Napa Valley, a famous wine region in northern California, is facing pollution risks from a local landfill.
The Clover Flat Landfill, which has been operating since the 1960s, is located near two streams that flow into the Napa River. According to a news report by The Guardian, the landfill may be contributing to pollution runoff into the nearby waterways.
The Napa River is an important source of water for local agriculture, including vineyards, as well as for recreation.
“The Napa valley is amongst the most high-value agricultural land in the country,” Geoff Ellsworth, the former mayor of St. Helena, a city in Napa County, and a former employee at the landfill, told The Guardian. “If there’s a contamination issue, the economic ripples are significant.”
Emails and reports from former employees and regulators have raised concerns over contamination from the landfill and waste company Upper Valley Disposal Services (UVDS), both of which were once owned by the Pestoni family, according to The Guardian.
As Waste Dive reported in 2022, the landfill and waste disposal service companies were acquired by Texas-based Waste Connections.
Christina Pestoni, the former chief operating officer for Upper Valley Disposal & Recycling and current director of government affairs for Waste Connections, previously shared a statement contradicting the claims made against the landfill and the waste disposal company, asserting that the companies complied with regulations and operated at the “highest environmental standards.” The statement specified that no waste from the Clover Flat Landfill reached or impacted the Napa River.
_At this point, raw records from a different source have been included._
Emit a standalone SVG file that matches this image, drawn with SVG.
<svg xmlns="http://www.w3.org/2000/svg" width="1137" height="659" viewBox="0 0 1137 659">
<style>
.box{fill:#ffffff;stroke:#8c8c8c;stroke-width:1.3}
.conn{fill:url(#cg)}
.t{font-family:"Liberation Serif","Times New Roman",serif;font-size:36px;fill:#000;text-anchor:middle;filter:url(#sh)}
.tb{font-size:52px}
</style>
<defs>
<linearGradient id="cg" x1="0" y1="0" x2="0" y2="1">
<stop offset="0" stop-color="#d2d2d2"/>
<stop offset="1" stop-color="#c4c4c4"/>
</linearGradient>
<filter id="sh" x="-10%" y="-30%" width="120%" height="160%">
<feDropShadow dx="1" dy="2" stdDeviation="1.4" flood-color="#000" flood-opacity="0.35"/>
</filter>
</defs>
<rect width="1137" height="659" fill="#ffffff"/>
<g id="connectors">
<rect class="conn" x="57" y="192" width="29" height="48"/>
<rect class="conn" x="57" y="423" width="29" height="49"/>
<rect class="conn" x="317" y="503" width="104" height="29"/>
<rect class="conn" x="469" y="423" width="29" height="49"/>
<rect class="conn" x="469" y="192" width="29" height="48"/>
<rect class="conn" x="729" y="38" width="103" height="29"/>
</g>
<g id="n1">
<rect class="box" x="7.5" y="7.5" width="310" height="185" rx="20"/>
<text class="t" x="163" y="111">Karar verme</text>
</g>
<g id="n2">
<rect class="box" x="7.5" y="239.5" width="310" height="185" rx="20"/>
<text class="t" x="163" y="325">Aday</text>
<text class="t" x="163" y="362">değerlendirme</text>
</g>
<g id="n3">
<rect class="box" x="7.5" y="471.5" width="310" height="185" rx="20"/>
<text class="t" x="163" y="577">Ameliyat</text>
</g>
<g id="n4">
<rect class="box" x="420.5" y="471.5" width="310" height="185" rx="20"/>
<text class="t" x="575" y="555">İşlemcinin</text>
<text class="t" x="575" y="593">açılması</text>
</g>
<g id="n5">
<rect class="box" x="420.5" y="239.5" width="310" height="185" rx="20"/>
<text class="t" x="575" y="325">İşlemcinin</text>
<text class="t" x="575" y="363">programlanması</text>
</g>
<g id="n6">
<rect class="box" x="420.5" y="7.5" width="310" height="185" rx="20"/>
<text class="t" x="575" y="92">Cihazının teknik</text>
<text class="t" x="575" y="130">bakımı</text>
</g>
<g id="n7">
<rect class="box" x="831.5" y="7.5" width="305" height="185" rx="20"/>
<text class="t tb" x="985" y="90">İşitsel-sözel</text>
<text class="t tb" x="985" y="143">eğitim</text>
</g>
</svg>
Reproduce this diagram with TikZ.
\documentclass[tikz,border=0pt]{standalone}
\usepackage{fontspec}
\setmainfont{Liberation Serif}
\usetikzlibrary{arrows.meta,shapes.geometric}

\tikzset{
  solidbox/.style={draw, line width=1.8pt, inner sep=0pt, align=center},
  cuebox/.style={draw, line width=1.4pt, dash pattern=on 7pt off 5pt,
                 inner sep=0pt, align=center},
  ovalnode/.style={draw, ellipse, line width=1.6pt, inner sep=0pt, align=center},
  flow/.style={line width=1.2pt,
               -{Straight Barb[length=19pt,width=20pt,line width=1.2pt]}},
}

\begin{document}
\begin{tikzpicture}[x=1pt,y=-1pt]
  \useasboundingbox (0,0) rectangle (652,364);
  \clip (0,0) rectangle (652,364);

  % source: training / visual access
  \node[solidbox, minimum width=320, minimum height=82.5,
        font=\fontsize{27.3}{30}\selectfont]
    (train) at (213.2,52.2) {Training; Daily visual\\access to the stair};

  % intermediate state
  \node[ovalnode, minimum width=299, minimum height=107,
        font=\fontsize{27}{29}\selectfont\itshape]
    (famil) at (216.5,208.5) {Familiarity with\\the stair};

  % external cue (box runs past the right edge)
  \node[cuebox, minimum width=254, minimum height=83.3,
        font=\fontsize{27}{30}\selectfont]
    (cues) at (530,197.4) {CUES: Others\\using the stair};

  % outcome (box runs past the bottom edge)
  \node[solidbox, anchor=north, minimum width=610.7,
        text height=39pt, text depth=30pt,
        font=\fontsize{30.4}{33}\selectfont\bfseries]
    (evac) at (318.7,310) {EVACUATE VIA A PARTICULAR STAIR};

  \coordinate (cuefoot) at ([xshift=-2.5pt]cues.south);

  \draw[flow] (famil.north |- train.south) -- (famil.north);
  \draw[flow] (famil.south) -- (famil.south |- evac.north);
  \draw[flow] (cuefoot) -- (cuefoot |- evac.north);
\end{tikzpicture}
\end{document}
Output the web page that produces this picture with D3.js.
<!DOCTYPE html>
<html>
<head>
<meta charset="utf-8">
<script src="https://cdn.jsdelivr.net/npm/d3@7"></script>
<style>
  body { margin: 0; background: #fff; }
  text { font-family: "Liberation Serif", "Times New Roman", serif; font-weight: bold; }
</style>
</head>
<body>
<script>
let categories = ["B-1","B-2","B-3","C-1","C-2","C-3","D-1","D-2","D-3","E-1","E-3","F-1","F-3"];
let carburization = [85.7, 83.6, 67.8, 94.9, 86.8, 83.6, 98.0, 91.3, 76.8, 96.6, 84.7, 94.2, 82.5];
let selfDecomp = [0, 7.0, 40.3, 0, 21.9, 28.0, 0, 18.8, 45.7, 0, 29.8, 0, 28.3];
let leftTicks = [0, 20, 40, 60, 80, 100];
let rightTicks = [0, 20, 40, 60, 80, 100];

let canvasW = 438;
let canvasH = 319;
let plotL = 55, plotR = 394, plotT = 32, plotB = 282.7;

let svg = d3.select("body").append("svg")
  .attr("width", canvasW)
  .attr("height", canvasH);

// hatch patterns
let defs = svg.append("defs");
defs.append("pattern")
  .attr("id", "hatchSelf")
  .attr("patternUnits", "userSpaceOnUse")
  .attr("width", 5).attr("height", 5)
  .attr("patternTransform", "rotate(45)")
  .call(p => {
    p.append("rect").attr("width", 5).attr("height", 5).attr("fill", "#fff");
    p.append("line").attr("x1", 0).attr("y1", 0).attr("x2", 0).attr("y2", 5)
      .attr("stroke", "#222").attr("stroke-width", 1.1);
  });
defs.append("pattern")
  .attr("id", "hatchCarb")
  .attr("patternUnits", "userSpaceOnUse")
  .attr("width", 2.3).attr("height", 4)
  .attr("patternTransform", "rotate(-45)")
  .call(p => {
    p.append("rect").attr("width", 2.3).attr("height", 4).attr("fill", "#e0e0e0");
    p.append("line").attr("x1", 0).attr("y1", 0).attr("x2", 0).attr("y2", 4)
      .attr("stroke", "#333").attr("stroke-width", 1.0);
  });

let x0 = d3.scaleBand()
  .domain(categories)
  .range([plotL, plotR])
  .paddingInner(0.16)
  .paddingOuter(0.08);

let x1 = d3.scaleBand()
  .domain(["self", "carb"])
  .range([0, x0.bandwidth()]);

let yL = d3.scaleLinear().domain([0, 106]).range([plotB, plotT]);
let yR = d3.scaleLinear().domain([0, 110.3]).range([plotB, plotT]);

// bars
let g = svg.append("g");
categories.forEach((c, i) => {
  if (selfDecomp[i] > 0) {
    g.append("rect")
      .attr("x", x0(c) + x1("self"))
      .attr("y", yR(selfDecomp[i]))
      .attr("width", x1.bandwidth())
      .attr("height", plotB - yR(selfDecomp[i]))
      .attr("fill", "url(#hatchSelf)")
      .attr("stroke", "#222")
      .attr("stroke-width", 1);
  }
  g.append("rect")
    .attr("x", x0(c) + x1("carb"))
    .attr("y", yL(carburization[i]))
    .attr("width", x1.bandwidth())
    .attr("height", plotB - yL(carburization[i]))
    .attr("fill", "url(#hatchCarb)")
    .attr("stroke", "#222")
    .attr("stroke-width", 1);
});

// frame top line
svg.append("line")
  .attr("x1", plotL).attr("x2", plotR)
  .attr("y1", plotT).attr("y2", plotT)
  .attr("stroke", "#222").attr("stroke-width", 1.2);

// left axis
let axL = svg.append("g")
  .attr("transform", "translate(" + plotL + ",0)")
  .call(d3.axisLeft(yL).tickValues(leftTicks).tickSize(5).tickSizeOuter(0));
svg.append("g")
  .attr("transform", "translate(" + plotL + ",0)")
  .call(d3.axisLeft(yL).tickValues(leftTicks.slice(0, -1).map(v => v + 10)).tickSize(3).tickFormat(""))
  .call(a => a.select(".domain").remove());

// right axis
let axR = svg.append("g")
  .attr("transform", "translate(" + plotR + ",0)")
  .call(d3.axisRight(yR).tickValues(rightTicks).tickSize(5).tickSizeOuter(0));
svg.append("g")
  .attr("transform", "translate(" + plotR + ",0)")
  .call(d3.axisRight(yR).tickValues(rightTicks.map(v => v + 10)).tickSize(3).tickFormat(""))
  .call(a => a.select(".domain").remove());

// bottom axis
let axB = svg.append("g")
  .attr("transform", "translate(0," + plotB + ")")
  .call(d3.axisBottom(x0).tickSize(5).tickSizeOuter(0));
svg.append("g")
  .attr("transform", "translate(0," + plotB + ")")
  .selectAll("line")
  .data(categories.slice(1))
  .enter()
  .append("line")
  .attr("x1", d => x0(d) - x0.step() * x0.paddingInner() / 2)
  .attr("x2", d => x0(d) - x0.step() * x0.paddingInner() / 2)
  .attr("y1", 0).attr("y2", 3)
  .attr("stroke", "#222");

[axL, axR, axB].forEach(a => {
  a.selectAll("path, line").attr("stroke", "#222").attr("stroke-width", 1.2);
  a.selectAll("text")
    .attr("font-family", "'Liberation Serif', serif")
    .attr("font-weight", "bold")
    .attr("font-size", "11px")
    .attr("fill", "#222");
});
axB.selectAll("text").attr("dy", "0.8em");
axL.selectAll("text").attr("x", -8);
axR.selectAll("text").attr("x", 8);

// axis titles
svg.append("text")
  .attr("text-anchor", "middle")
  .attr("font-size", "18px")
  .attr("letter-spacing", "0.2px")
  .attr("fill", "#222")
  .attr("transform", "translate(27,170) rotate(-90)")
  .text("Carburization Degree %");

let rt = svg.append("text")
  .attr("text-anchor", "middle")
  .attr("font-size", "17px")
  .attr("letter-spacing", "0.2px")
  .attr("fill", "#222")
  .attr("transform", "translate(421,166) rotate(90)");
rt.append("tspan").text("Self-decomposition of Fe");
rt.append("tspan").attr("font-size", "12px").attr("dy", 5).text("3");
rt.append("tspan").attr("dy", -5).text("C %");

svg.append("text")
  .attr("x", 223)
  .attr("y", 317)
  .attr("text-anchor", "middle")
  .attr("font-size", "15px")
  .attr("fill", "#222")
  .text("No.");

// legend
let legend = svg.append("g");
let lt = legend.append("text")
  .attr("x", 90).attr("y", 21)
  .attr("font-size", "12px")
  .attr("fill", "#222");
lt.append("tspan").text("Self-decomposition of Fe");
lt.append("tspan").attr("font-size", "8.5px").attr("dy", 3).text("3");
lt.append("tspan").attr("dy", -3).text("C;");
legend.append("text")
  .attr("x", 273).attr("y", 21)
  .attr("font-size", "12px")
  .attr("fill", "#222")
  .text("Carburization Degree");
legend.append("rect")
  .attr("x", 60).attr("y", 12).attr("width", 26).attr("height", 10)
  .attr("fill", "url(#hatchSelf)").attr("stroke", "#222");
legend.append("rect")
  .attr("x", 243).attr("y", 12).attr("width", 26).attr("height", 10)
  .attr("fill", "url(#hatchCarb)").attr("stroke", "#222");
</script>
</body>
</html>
In December 2023, a group of 23 employees and former employees of the landfill and UVDS filed a complaint to the California Environmental Protection Agency over “impacts from concerning and unlawful environmental practices at UVDS/CFL” with complaints about treatment of Latino workers, threats of retaliation, exposure to untreated garbage wastewater, and ghost piping — which was described in the filed complaint as unmapped piping to divert wastewater and leachate into public waterways.
The complaint also raised concerns over per- and polyfluoroalkyl substances (PFAS) that were found in samples from the landfill’s leachate and groundwater and waste and compost fires that have broken out at the landfill, according to documents obtained by The New Lede, a reporting initiative from Environmental Working Group (EWG).
“Both UVDS and [CFL] have no business being in the grape-growing areas or at the top of the watershed of Napa county,” Frank Leeds, operator of an organic vineyard near UVDS, told The Guardian. “There are homes and vineyards all around that are affected by them.”
Eileen White, executive officer of the San Francisco Bay Regional Water Quality Control Board, told The Guardian that the potential environmental impacts liked to the landfill and UVDS are under investigation.